Introduction
I am always amazed with space-related images that NASA shares on a daily basis (see http://antwrp.gsfc.nasa.gov/apod/astropix.html). I am a frequent visitor to that site and it was very common (if not always) to download the images to my computer for later offline visualization (we still don't have an always-on world - at least a cost effective one). Moreover, I frequently had several images I wanted to download (all pictures of a month) and it was a tedious clicking process.
Hence, I developed my own automated software for that!
The software and lessons shared here consist of the following:
- Perform HTTP requests to APOD website (for a selected date)
- Retrieve and process HTML code
- Identify and retrieve JPG images contained in HTML (currently only JPG)

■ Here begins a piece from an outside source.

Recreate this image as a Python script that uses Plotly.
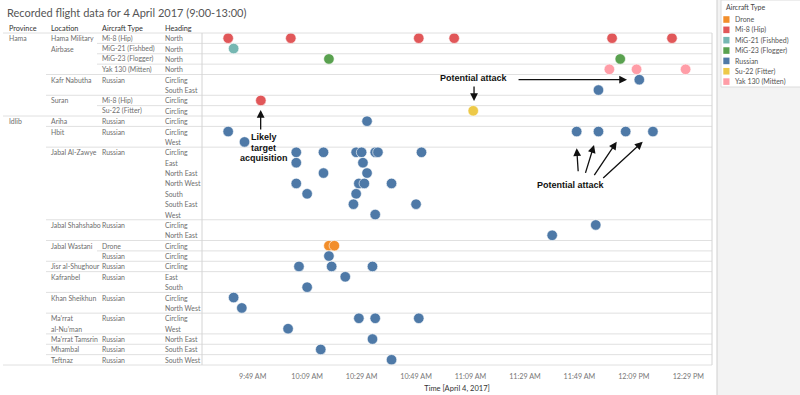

- Store JPG image in the same directory as the executable. Image is stored as <year><month><day>.jpg
Moreover, I tried to develop a user friendly window. However, only date selection is allowed at present.
Background
No specific background is required, other than basic knowledge of C# (or any other OO language and principles) and Microsoft Visual Studio.
Note that the code is 'quick' - hence short in documentation and cleanness.
Using the Code
The program is simple. The user is currently allowed to select a specific date. Then three commands are currently allowed:
- Get image
- Get all images from selected month (whose date is earlier than selected date)
- Exit
2 is actually an extension of 1, as I will explain later. 1 does the most complicated stuff.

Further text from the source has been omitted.